Union fears resistance to check inspector system
Updated at 8:27 am on 21 January 2013
The Engineering, Printing and Manufacturing Union is worried the mining industry will try to undermine attempts to set up a strong system of check inspectors at the country's underground mines.
The Royal Commission of Inquiry into Pike River mine disaster recommended that check inspectors - be reinstated at the country's mines.
They are are workers' representatives who have the power to shut down a mine on safety grounds.
The Government has said it will adopt the recommendation.
A paper obtained by Radio New Zealand under the Official Information Act reveals in July 2009 - about 16 months before 29 men died at Pike River - the then Department of Labour recommended against having check inspectors because companies opposed the idea.
The EPMU, which represents miners, will hold talks with officials from the Ministry of Business, Innovation and Employment this week about what regulation should be put in place to back up check inspectors.

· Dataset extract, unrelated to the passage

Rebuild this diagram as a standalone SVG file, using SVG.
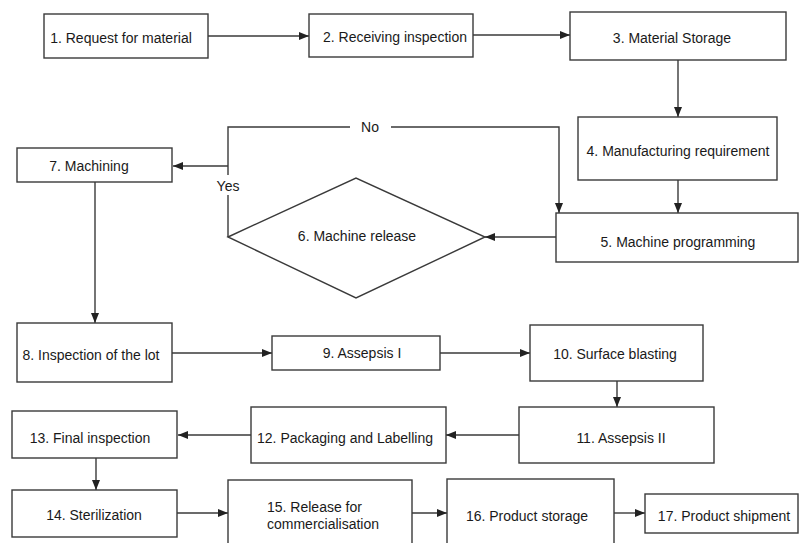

Assistant national secretary Ged O'Connell said the mining industry opposed check inspectors in the past and he is not sure its view has changed.
But the chief executive of industry organisation Straterra, Chris Baker, said it is more relaxed about the matter now.
A spokesperson for Acting Minister of Labour Chris Finlayson said the Government had accepted all the recommendations of the Royal Commission and made implementing them a priority.